Sepupu saya mempunyai pertimbangan tersendiri. Menurutnya, dia ingin mulai fokus pada minat sekaligus bisnisnya dalam dunia fotografer sedini mungkin. Targetnya, setelah 4-5 tahun, usahanya sudah berkembang. Paling tidak, dia sudah mempunyai usaha sendiri yang berpisah dengan bisnis ayahnya.
Barangkali, pilihan sepupu saya itu membingungkan banyak pihak. Orangtuanya juga tak bisa berkata banyak. Dipaksa untuk pergi kuliah, dia bisa saja tidak akan serius dengan kuliahnya. Padahal, secara finansial orangtuanya punya kemampuan ekonomi yang cukup.

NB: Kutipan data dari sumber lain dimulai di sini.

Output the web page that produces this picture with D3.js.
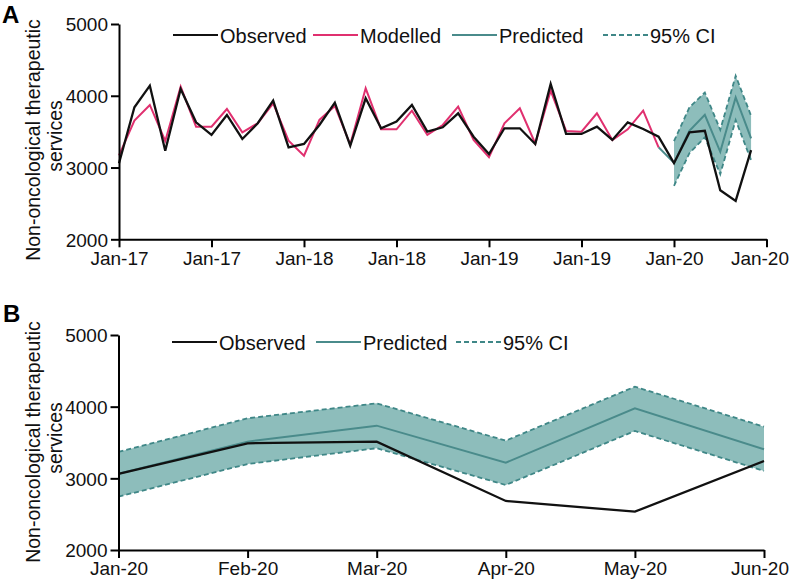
<!DOCTYPE html>
<html>
<head>
<meta charset="utf-8">
<script src="https://cdn.jsdelivr.net/npm/d3@7"></script>
<style>
  html, body { margin: 0; padding: 0; background: #fff; }
  svg { display: block; font-family: "Liberation Sans", Arial, sans-serif; }
</style>
</head>
<body>
<svg id="chart" width="791" height="582"></svg>
<script>
// ---------- DATA ----------
// Panel A: monthly index 0 = Jan-17 ... 41 = Jun-20
const tickLabelsA = ["Jan-17", "Jan-17", "Jan-18", "Jan-18", "Jan-19", "Jan-19", "Jan-20", "Jan-20"];
const observed = [3060, 3840, 4141, 3235, 4095, 3630, 3454, 3732, 3398, 3617,
                  3932, 3282, 3328, 3593, 3904, 3305, 3965, 3547, 3640, 3872,
                  3500, 3561, 3756, 3430, 3189, 3547, 3547, 3328, 4164, 3468,
                  3468, 3570, 3384, 3630, 3537, 3430, 3061, 3489, 3512, 2684,
                  2535, 3242];
const modelled = [3170, 3653, 3872, 3370, 4127, 3570, 3570, 3816, 3491, 3617,
                  3895, 3375, 3165, 3663, 3858, 3320, 4104, 3533, 3533, 3793,
                  3454, 3593, 3848, 3384, 3143, 3617, 3825, 3335, 4071, 3510,
                  3500, 3756, 3384, 3533, 3793, 3282];
// Panel B: Jan-20 ... Jun-20
const monthsB = ["Jan-20", "Feb-20", "Mar-20", "Apr-20", "May-20", "Jun-20"];
const predicted = [3065, 3512, 3735, 3219, 3977, 3406];
const ciUpper = [3368, 3838, 4046, 3526, 4279, 3721];
const ciLower = [2744, 3200, 3420, 2907, 3661, 3103];
const yTicks = [2000, 3000, 4000, 5000];
const yTitle = ["Non-oncological therapeutic", "services"];

// ---------- STYLE ----------
const C_OBS = "#111111", C_MOD = "#e0306f", C_PRED = "#4a8b8b",
      C_FILL = "#8dbdbb", C_CI = "#3f8787";
const svg = d3.select("#chart");
const predStart = observed.length - predicted.length; // 36 = Jan-20

function drawAxes(g, x, y, xTicks, xFmt) {
  const ya = g.append("g").attr("transform", `translate(${x.range()[0]},0)`)
    .call(d3.axisLeft(y).tickValues(yTicks).tickSize(8).tickSizeOuter(0).tickPadding(3).tickFormat(d3.format("d")));
  const xa = g.append("g").attr("transform", `translate(0,${y.range()[0]})`)
    .call(d3.axisBottom(x).tickValues(xTicks).tickSize(8).tickSizeOuter(0).tickPadding(4).tickFormat(xFmt));
  [ya, xa].forEach(a => {
    a.attr("font-family", null).attr("font-size", null);
    a.select(".domain").attr("stroke", "#000").attr("stroke-width", 2);
    a.selectAll(".tick line").attr("stroke", "#000").attr("stroke-width", 2);
    a.selectAll(".tick text").attr("fill", "#111").style("font-size", "19px");
  });
  ya.selectAll(".tick text").attr("dy", "0.36em");
  // keep the last label inside the page edge
  const texts = xa.selectAll(".tick text").nodes();
  const last = texts[texts.length - 1];
  const bb = last.getBBox();
  const ctm = last.getCTM();
  const right = ctm.e + bb.x + bb.width;
  if (right > 789) d3.select(last).attr("dx", 789 - right);
}

function yTitleDraw(cy, x1, x2) {
  svg.append("text").attr("transform", `translate(${x1},${cy}) rotate(-90)`)
    .attr("text-anchor", "middle").style("font-size", "19.5px").attr("fill", "#111").text(yTitle[0]);
  svg.append("text").attr("transform", `translate(${x2},${cy - 4}) rotate(-90)`)
    .attr("text-anchor", "middle").style("font-size", "19.5px").attr("fill", "#111").text(yTitle[1]);
}

function legend(items, ly) {
  const lg = svg.append("g");
  items.forEach(it => {
    lg.append("line").attr("x1", it.x).attr("x2", it.x + 45).attr("y1", ly).attr("y2", ly)
      .attr("stroke", it.color).attr("stroke-width", 2)
      .attr("stroke-dasharray", it.dash ? "5,3" : null);
    lg.append("text").attr("x", it.x + 47).attr("y", ly + 8).style("font-size", "20px")
      .attr("fill", "#111").text(it.label);
  });
}

// ---------- PANEL A ----------
{
  const x = d3.scaleLinear().domain([0, 42]).range([119, 766.5]);
  const y = d3.scaleLinear().domain([2000, 5000]).range([239.3, 24]);
  const g = svg.append("g");
  const idx = d3.range(predicted.length);
  const band = d3.area().x(i => x(predStart + i)).y0(i => y(ciLower[i])).y1(i => y(ciUpper[i]));
  g.append("path").datum(idx).attr("d", band).attr("fill", C_FILL);
  const lineCI = arr => d3.line().x(i => x(predStart + i)).y(i => y(arr[i]));
  g.append("path").datum(idx).attr("d", lineCI(ciUpper)).attr("fill", "none")
    .attr("stroke", C_CI).attr("stroke-width", 1.8).attr("stroke-dasharray", "5,3");
  g.append("path").datum(idx).attr("d", lineCI(ciLower)).attr("fill", "none")
    .attr("stroke", C_CI).attr("stroke-width", 1.8).attr("stroke-dasharray", "5,3");
  const predA = [{i: modelled.length - 1, v: modelled[modelled.length - 1]}]
    .concat(predicted.map((v, k) => ({i: predStart + k, v})));
  g.append("path").datum(predA).attr("d", d3.line().x(d => x(d.i)).y(d => y(d.v)))
    .attr("fill", "none").attr("stroke", C_PRED).attr("stroke-width", 2);
  g.append("path").datum(modelled).attr("d", d3.line().x((d, i) => x(i)).y(d => y(d)))
    .attr("fill", "none").attr("stroke", C_MOD).attr("stroke-width", 2);
  g.append("path").datum(observed).attr("d", d3.line().x((d, i) => x(i)).y(d => y(d)))
    .attr("fill", "none").attr("stroke", C_OBS).attr("stroke-width", 2.3);
  drawAxes(g, x, y, d3.range(0, 43, 6), (d, i) => tickLabelsA[i]);
  yTitleDraw(140, 40, 62);
  svg.append("text").attr("x", 2).attr("y", 23).style("font-size", "24px").style("font-weight", "bold")
    .attr("fill", "#000").text("A");
  legend([
    {x: 173, label: "Observed", color: C_OBS},
    {x: 313, label: "Modelled", color: C_MOD},
    {x: 452, label: "Predicted", color: C_PRED},
    {x: 603, label: "95% CI", color: C_CI, dash: true}
  ], 35);
}

// ---------- PANEL B ----------
{
  const x = d3.scaleLinear().domain([0, monthsB.length - 1]).range([118.5, 764]);
  const y = d3.scaleLinear().domain([2000, 5000]).range([550, 335]);
  const g = svg.append("g");
  const idx = d3.range(predicted.length);
  g.append("path").datum(idx)
    .attr("d", d3.area().x(i => x(i)).y0(i => y(ciLower[i])).y1(i => y(ciUpper[i])))
    .attr("fill", C_FILL);
  [ciUpper, ciLower].forEach(arr => {
    g.append("path").datum(arr).attr("d", d3.line().x((d, i) => x(i)).y(d => y(d)))
      .attr("fill", "none").attr("stroke", C_CI).attr("stroke-width", 1.8).attr("stroke-dasharray", "5,3");
  });
  g.append("path").datum(predicted).attr("d", d3.line().x((d, i) => x(i)).y(d => y(d)))
    .attr("fill", "none").attr("stroke", C_PRED).attr("stroke-width", 2);
  const obsB = observed.slice(predStart);
  g.append("path").datum(obsB).attr("d", d3.line().x((d, i) => x(i)).y(d => y(d)))
    .attr("fill", "none").attr("stroke", C_OBS).attr("stroke-width", 2.3);
  drawAxes(g, x, y, d3.range(monthsB.length), (d, i) => monthsB[i]);
  yTitleDraw(442, 40, 62);
  svg.append("text").attr("x", 3).attr("y", 322).style("font-size", "24px").style("font-weight", "bold")
    .attr("fill", "#000").text("B");
  legend([
    {x: 172, label: "Observed", color: C_OBS},
    {x: 316, label: "Predicted", color: C_PRED},
    {x: 456, label: "95% CI", color: C_CI, dash: true}
  ], 342);
}
</script>
</body>
</html>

Baca Juga: Agar Tak Terbebankan Jika Gagal Raih Target Hidup
Banyak orangtua yang berhadapan dengan perbedaan target hidup mereka dengan anak sendiri. Tak sedikit yang bingung dan tak sedikit pula orangtua yang tak yakin dengan target hidup yang dipilih oleh anak mereka.
Dua sikap yang perlu dimiliki oleh orangtua saat anak mengungkapkan target hidupnya. Apalagi target hidup yang berseberangan dengan pikiran orangtua.
Pertama, Lebih Baik Mendukung daripada Menekan.
Target hidup selalu berbicara tentang masa depan seseorang. Masa depan selalu mensyaratkan tanggung jawab pribadi.
Setiap orang mempunyai tanggung jawab dalam menentukan dan mengarahkan masa depannya. Membuat target hidup adalah salah satu cara agar masa depan seseorang bisa menyenangkan.
Seorang anak bisa saja mempunyai target hidup mereka sejak usia dini. Pada tempat lain, orangtua pun mempunyai target hidup tersendiri untuk anak mereka.
Misalnya, seorang anak dimasukan ke sekolah tertentu karena orangtua mempunyai target kalau setelah tamat dari sekolah itu, anaknya bisa mengambil profesi tertentu.